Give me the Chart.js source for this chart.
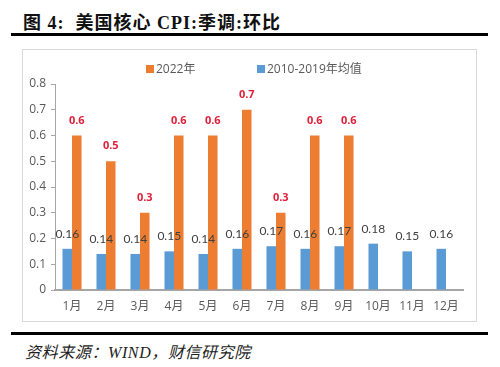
<!DOCTYPE html>
<html>
<head>
<meta charset="UTF-8">
<script src="https://cdn.jsdelivr.net/npm/chart.js"></script>
<style>
  body { margin: 0; width: 500px; height: 367px; background: #fff; position: relative; overflow: hidden; font-family: "Liberation Serif", "Noto Sans CJK SC", serif; }
  #title { position: absolute; left: 23px; top: 8px; font-size: 18px; font-weight: bold; color: #111; white-space: nowrap; letter-spacing: 1px; }
  .rule { position: absolute; left: 11px; width: 477px; height: 3px; background: #000; }
  #box { position: absolute; left: 22px; top: 49px; width: 455px; height: 273px; border: 1px solid #d9d9d9; box-sizing: border-box; }
  #box canvas { position: absolute; left: 0; top: 0; }
  #source { position: absolute; left: 25px; top: 339px; font-size: 16px; font-style: italic; color: #222; white-space: nowrap; letter-spacing: 0.6px; }
  .leg { position: absolute; top: 61px; font: 12px "Open Sans", "Noto Sans CJK SC", sans-serif; color: #595959; white-space: nowrap; line-height: 16px; }
  .leg i { display: inline-block; width: 8px; height: 8px; margin-right: 2px; vertical-align: 0px; }
</style>
</head>
<body>
<div id="title">图 4:&nbsp; 美国核心 CPI:季调:环比</div>
<div class="rule" style="top:33px"></div>
<div id="box"><canvas id="c" width="453" height="271"></canvas></div>
<div class="leg" id="leg0" style="left:146px"></div>
<div class="leg" id="leg1" style="left:257px"></div>
<div class="rule" style="top:332px"></div>
<div id="source">资料来源：WIND，财信研究院</div>
<script>
const months = ['1月','2月','3月','4月','5月','6月','7月','8月','9月','10月','11月','12月'];
const avg2010_2019 = [0.16, 0.14, 0.14, 0.15, 0.14, 0.16, 0.17, 0.16, 0.17, 0.18, 0.15, 0.16];
const y2022 = [0.6, 0.5, 0.3, 0.6, 0.6, 0.7, 0.3, 0.6, 0.6, null, null, null];
const yTicks = [0, 0.1, 0.2, 0.3, 0.4, 0.5, 0.6, 0.7, 0.8];
const seriesNames = ['2010-2019年均值', '2022年'];
const seriesColors = ['#5b9bd5', '#ed7d31'];

// legend, orange entry first like the original
document.getElementById('leg0').innerHTML = '<i style="background:' + seriesColors[1] + '"></i>' + seriesNames[1];
document.getElementById('leg1').innerHTML = '<i style="background:' + seriesColors[0] + '"></i>' + seriesNames[0];

// value labels above the bars
const barLabels = {
  id: 'barLabels',
  afterDatasetsDraw(chart) {
    const ctx = chart.ctx;
    chart.data.datasets.forEach((ds, i) => {
      const meta = chart.getDatasetMeta(i);
      meta.data.forEach((bar, j) => {
        const v = ds.data[j];
        if (v == null) return;
        ctx.save();
        ctx.textAlign = 'center';
        ctx.textBaseline = 'middle';
        if (i === 1) {
          ctx.font = 'bold 11px "Open Sans", sans-serif';
          ctx.fillStyle = '#e0203a';
        } else {
          ctx.font = '12px Lato, sans-serif';
          ctx.fillStyle = '#404040';
        }
        ctx.fillText(String(v), bar.x, bar.y - 15);
        ctx.restore();
      });
    });
  }
};

new Chart(document.getElementById('c'), {
  type: 'bar',
  data: {
    labels: months,
    datasets: [
      { label: seriesNames[0], data: avg2010_2019, backgroundColor: seriesColors[0], categoryPercentage: 0.56, barPercentage: 1 },
      { label: seriesNames[1], data: y2022, backgroundColor: seriesColors[1], categoryPercentage: 0.56, barPercentage: 1 }
    ]
  },
  options: {
    responsive: false,
    animation: false,
    layout: { padding: { left: 0, right: 13, top: 34, bottom: 0 } },
    plugins: {
      legend: { display: false },
      tooltip: { enabled: false }
    },
    scales: {
      x: {
        grid: { drawOnChartArea: false, drawTicks: true, tickLength: 0, color: '#a6a6a6' },
        border: { color: '#a6a6a6', width: 2 },
        ticks: { color: '#595959', padding: 9, font: { size: 12, family: '"Open Sans", "Noto Sans CJK SC", sans-serif' } },
        afterFit(s) { s.height = 31; }
      },
      y: {
        min: 0, max: 0.8,
        afterBuildTicks(s) { s.ticks = yTicks.map(v => ({ value: v })); },
        grid: { drawOnChartArea: false, drawTicks: true, tickLength: 4, color: '#a6a6a6' },
        border: { color: '#a6a6a6', width: 1 },
        ticks: { color: '#595959', padding: 5, font: { size: 12, family: '"Open Sans", sans-serif' }, callback: v => String(v) },
        afterFit(s) { s.width = 32; }
      }
    }
  },
  plugins: [barLabels]
});
</script>
</body>
</html>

> **Given request**
Copy the material exactly. Do not include the pictures.

> **Problem solution**
Give me the Chart.js source for this chart.
<!DOCTYPE html>
<html>
<head>
<meta charset="UTF-8">
<script src="https://cdn.jsdelivr.net/npm/chart.js"></script>
<style>
  body { margin: 0; width: 500px; height: 367px; background: #fff; position: relative; overflow: hidden; font-family: "Liberation Serif", "Noto Sans CJK SC", serif; }
  #title { position: absolute; left: 23px; top: 8px; font-size: 18px; font-weight: bold; color: #111; white-space: nowrap; letter-spacing: 1px; }
  .rule { position: absolute; left: 11px; width: 477px; height: 3px; background: #000; }
  #box { position: absolute; left: 22px; top: 49px; width: 455px; height: 273px; border: 1px solid #d9d9d9; box-sizing: border-box; }
  #box canvas { position: absolute; left: 0; top: 0; }
  #source { position: absolute; left: 25px; top: 339px; font-size: 16px; font-style: italic; color: #222; white-space: nowrap; letter-spacing: 0.6px; }
  .leg { position: absolute; top: 61px; font: 12px "Open Sans", "Noto Sans CJK SC", sans-serif; color: #595959; white-space: nowrap; line-height: 16px; }
  .leg i { display: inline-block; width: 8px; height: 8px; margin-right: 2px; vertical-align: 0px; }
</style>
</head>
<body>
<div id="title">图 4:&nbsp; 美国核心 CPI:季调:环比</div>
<div class="rule" style="top:33px"></div>
<div id="box"><canvas id="c" width="453" height="271"></canvas></div>
<div class="leg" id="leg0" style="left:146px"></div>
<div class="leg" id="leg1" style="left:257px"></div>
<div class="rule" style="top:332px"></div>
<div id="source">资料来源：WIND，财信研究院</div>
<script>
const months = ['1月','2月','3月','4月','5月','6月','7月','8月','9月','10月','11月','12月'];
const avg2010_2019 = [0.16, 0.14, 0.14, 0.15, 0.14, 0.16, 0.17, 0.16, 0.17, 0.18, 0.15, 0.16];
const y2022 = [0.6, 0.5, 0.3, 0.6, 0.6, 0.7, 0.3, 0.6, 0.6, null, null, null];
const yTicks = [0, 0.1, 0.2, 0.3, 0.4, 0.5, 0.6, 0.7, 0.8];
const seriesNames = ['2010-2019年均值', '2022年'];
const seriesColors = ['#5b9bd5', '#ed7d31'];

// legend, orange entry first like the original
document.getElementById('leg0').innerHTML = '<i style="background:' + seriesColors[1] + '"></i>' + seriesNames[1];
document.getElementById('leg1').innerHTML = '<i style="background:' + seriesColors[0] + '"></i>' + seriesNames[0];

// value labels above the bars
const barLabels = {
  id: 'barLabels',
  afterDatasetsDraw(chart) {
    const ctx = chart.ctx;
    chart.data.datasets.forEach((ds, i) => {
      const meta = chart.getDatasetMeta(i);
      meta.data.forEach((bar, j) => {
        const v = ds.data[j];
        if (v == null) return;
        ctx.save();
        ctx.textAlign = 'center';
        ctx.textBaseline = 'middle';
        if (i === 1) {
          ctx.font = 'bold 11px "Open Sans", sans-serif';
          ctx.fillStyle = '#e0203a';
        } else {
          ctx.font = '12px Lato, sans-serif';
          ctx.fillStyle = '#404040';
        }
        ctx.fillText(String(v), bar.x, bar.y - 15);
        ctx.restore();
      });
    });
  }
};

new Chart(document.getElementById('c'), {
  type: 'bar',
  data: {
    labels: months,
    datasets: [
      { label: seriesNames[0], data: avg2010_2019, backgroundColor: seriesColors[0], categoryPercentage: 0.56, barPercentage: 1 },
      { label: seriesNames[1], data: y2022, backgroundColor: seriesColors[1], categoryPercentage: 0.56, barPercentage: 1 }
    ]
  },
  options: {
    responsive: false,
    animation: false,
    layout: { padding: { left: 0, right: 13, top: 34, bottom: 0 } },
    plugins: {
      legend: { display: false },
      tooltip: { enabled: false }
    },
    scales: {
      x: {
        grid: { drawOnChartArea: false, drawTicks: true, tickLength: 0, color: '#a6a6a6' },
        border: { color: '#a6a6a6', width: 2 },
        ticks: { color: '#595959', padding: 9, font: { size: 12, family: '"Open Sans", "Noto Sans CJK SC", sans-serif' } },
        afterFit(s) { s.height = 31; }
      },
      y: {
        min: 0, max: 0.8,
        afterBuildTicks(s) { s.ticks = yTicks.map(v => ({ value: v })); },
        grid: { drawOnChartArea: false, drawTicks: true, tickLength: 4, color: '#a6a6a6' },
        border: { color: '#a6a6a6', width: 1 },
        ticks: { color: '#595959', padding: 5, font: { size: 12, family: '"Open Sans", sans-serif' }, callback: v => String(v) },
        afterFit(s) { s.width = 32; }
      }
    }
  },
  plugins: [barLabels]
});
</script>
</body>
</html>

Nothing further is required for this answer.